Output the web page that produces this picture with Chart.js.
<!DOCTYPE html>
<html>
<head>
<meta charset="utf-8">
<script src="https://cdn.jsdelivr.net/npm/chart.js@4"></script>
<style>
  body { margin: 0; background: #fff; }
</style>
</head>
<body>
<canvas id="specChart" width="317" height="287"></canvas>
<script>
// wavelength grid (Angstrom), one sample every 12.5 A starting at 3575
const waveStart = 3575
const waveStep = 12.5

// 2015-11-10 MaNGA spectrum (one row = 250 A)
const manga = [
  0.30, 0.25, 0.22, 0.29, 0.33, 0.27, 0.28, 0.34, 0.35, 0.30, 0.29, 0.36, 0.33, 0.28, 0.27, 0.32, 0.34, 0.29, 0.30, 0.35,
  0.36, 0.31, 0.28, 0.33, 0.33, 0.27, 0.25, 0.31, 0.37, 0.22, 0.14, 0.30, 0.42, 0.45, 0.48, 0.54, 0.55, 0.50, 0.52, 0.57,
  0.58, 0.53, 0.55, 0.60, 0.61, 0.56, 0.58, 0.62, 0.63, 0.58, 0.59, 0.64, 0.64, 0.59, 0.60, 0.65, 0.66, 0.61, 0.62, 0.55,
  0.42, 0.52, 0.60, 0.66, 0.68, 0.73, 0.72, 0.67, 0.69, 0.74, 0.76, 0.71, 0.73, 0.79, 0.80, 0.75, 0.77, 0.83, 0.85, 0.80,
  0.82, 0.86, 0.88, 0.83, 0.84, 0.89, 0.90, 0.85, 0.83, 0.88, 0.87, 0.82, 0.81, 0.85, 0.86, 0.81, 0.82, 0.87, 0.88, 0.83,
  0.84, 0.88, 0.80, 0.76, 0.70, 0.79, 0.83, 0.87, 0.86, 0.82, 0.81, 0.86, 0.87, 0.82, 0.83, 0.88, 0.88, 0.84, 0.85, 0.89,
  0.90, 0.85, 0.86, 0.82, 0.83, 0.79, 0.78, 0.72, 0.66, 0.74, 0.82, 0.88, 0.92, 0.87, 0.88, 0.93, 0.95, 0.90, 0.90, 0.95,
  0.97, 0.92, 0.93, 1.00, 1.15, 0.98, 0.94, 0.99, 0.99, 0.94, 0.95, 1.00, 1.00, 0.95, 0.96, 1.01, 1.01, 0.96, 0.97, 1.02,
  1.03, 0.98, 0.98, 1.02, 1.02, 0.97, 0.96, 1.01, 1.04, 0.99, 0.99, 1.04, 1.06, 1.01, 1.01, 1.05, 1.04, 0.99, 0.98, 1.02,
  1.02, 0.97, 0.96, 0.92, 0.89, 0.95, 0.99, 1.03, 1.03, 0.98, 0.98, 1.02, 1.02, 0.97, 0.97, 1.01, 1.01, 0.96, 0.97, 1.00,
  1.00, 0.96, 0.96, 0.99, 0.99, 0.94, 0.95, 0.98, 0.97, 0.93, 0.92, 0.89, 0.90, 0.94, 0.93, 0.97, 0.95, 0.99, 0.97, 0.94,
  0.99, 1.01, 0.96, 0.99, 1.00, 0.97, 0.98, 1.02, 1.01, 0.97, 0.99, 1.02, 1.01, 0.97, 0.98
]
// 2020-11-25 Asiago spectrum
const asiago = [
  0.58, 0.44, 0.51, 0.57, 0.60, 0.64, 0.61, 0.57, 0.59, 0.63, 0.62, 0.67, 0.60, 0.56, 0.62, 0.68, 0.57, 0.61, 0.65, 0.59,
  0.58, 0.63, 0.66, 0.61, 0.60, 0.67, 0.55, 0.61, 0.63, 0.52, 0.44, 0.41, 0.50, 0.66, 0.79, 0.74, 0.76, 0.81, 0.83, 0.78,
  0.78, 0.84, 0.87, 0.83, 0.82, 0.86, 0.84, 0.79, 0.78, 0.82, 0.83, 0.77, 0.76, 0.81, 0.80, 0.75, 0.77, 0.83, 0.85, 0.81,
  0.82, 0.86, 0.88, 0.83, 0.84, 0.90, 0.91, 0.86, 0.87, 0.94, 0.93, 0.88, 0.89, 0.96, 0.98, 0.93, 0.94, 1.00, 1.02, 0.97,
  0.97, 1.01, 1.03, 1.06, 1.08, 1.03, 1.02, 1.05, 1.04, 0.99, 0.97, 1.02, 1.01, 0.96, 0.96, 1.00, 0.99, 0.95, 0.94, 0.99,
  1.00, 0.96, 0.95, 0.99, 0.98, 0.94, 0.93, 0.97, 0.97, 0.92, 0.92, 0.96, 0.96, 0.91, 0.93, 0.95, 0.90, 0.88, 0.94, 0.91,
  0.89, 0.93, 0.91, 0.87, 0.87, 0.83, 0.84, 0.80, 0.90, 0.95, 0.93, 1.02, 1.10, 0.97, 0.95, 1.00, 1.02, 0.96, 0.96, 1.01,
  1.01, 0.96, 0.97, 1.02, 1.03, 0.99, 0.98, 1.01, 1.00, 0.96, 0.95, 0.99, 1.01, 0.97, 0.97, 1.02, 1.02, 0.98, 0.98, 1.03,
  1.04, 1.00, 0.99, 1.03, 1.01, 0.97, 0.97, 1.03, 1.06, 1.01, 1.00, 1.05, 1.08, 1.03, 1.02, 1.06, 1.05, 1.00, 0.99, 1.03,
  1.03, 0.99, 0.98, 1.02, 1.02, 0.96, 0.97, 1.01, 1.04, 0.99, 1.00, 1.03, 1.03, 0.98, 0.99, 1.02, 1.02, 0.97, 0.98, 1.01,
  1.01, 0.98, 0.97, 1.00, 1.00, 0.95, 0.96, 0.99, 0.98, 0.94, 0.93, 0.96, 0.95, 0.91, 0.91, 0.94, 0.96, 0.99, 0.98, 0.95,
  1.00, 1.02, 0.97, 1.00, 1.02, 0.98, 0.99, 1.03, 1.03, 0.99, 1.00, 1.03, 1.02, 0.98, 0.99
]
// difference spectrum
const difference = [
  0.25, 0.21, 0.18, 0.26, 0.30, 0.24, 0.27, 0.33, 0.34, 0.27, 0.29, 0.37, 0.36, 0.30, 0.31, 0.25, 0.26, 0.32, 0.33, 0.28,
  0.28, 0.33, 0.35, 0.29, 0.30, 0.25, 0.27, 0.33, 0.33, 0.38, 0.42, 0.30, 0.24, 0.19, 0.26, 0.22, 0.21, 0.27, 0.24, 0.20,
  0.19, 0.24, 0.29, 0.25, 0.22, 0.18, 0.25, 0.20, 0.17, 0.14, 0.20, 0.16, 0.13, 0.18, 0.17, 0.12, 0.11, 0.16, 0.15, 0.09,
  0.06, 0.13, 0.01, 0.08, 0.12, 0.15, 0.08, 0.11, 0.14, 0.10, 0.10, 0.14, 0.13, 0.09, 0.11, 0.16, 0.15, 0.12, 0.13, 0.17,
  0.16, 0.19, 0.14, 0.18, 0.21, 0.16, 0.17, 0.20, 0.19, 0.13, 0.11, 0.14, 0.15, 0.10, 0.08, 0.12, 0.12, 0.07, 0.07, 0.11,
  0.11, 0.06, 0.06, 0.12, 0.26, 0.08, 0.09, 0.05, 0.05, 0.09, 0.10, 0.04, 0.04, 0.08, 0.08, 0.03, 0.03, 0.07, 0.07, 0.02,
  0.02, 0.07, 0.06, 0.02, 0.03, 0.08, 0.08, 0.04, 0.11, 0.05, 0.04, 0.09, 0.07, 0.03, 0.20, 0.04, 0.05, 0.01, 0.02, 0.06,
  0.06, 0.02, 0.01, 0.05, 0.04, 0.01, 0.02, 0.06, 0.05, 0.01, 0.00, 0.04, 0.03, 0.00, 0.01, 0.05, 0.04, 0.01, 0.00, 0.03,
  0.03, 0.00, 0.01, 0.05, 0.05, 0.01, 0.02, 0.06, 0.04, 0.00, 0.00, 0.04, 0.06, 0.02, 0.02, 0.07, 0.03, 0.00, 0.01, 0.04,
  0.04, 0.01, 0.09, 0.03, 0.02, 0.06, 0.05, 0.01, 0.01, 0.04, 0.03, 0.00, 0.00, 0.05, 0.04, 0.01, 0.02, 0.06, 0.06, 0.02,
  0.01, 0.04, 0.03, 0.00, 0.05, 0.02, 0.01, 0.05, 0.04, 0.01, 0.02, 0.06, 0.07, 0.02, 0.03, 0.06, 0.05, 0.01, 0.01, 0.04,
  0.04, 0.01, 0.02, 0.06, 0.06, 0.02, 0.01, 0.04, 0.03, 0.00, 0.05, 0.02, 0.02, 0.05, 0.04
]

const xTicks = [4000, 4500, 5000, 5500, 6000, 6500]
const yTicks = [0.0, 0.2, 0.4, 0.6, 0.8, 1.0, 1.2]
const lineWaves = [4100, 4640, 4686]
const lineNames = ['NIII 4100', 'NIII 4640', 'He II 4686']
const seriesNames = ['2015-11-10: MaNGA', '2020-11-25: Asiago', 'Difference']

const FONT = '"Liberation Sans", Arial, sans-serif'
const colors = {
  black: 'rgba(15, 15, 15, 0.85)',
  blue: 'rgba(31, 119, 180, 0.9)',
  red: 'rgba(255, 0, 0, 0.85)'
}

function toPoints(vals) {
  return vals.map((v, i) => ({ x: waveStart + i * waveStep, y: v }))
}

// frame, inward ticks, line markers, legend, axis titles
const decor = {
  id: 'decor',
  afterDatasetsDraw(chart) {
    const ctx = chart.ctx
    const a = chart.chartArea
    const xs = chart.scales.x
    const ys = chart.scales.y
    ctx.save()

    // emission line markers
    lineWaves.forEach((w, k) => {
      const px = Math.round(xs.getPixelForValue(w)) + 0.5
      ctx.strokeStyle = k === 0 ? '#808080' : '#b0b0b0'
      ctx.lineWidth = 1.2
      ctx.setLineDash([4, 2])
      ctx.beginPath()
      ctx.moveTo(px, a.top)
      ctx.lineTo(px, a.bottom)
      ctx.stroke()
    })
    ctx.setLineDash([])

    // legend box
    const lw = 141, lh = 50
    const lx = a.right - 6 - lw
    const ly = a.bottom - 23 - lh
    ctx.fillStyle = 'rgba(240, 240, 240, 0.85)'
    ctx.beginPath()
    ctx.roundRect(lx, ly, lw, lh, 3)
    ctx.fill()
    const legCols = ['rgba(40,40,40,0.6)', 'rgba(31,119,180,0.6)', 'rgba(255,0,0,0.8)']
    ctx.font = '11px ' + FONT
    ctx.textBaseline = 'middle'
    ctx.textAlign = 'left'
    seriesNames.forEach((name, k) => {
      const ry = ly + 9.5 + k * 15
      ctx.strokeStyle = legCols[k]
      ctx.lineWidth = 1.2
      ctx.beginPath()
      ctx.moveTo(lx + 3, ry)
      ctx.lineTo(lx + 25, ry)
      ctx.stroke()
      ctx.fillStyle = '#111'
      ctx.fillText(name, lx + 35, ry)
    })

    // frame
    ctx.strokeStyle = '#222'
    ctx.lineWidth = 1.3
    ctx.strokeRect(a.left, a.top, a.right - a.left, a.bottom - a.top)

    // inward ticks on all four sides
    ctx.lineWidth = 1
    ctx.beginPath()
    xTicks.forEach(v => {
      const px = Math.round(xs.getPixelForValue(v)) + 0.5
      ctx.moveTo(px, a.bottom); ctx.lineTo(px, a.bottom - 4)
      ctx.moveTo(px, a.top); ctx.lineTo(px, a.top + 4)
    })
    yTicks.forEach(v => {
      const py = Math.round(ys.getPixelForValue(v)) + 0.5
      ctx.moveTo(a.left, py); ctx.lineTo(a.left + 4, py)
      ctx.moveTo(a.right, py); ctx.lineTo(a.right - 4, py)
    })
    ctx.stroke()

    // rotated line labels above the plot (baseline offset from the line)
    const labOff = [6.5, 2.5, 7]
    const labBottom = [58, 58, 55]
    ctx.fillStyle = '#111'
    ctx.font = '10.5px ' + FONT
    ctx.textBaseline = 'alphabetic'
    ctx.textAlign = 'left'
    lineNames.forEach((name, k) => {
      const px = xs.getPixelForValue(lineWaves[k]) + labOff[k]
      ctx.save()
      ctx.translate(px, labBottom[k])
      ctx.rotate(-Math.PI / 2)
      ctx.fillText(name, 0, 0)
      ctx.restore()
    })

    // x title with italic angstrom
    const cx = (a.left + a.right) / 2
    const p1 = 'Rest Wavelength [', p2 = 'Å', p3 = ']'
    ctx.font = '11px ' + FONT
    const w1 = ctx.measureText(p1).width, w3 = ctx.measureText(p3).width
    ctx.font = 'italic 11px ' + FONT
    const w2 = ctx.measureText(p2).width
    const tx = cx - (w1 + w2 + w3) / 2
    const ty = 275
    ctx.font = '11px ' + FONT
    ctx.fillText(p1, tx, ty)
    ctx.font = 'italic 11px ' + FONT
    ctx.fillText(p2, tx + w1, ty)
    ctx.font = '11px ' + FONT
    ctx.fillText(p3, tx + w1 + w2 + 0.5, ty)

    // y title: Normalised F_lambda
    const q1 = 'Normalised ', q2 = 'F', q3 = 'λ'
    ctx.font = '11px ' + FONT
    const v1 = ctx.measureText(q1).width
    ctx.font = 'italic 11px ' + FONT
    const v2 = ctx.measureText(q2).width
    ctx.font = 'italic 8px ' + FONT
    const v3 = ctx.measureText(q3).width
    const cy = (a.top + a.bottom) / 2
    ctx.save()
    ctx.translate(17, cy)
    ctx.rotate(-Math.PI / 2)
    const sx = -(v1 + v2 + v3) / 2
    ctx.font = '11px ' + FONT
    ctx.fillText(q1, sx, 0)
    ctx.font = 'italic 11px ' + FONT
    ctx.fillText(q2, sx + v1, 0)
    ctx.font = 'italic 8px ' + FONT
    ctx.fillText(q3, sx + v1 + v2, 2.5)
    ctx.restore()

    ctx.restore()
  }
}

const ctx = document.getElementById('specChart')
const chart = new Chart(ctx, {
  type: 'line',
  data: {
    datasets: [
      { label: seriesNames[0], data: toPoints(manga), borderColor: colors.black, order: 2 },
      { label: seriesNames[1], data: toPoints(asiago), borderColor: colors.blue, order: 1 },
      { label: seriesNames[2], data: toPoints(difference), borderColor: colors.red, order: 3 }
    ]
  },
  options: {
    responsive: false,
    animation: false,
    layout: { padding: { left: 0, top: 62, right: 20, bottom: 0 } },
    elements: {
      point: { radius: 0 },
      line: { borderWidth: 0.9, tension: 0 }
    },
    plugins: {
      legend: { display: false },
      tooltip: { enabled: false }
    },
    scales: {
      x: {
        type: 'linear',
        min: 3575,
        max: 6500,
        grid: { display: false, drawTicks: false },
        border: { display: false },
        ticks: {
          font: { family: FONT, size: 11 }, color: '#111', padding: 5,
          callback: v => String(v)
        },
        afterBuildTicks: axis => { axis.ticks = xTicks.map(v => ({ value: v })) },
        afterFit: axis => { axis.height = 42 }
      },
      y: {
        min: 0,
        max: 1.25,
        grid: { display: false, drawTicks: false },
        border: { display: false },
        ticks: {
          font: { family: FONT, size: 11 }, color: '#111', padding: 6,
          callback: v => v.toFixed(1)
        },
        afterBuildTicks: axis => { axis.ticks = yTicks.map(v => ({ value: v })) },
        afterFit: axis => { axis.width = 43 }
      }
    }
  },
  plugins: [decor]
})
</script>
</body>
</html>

◆ Exercise description: Please print exactly what appears from the first line of the data through the line with "const waveStep = 12.5", including both of those lines and nothing past them.

◆ Response below:
Output the web page that produces this picture with Chart.js.
<!DOCTYPE html>
<html>
<head>
<meta charset="utf-8">
<script src="https://cdn.jsdelivr.net/npm/chart.js@4"></script>
<style>
  body { margin: 0; background: #fff; }
</style>
</head>
<body>
<canvas id="specChart" width="317" height="287"></canvas>
<script>
// wavelength grid (Angstrom), one sample every 12.5 A starting at 3575
const waveStart = 3575
const waveStep = 12.5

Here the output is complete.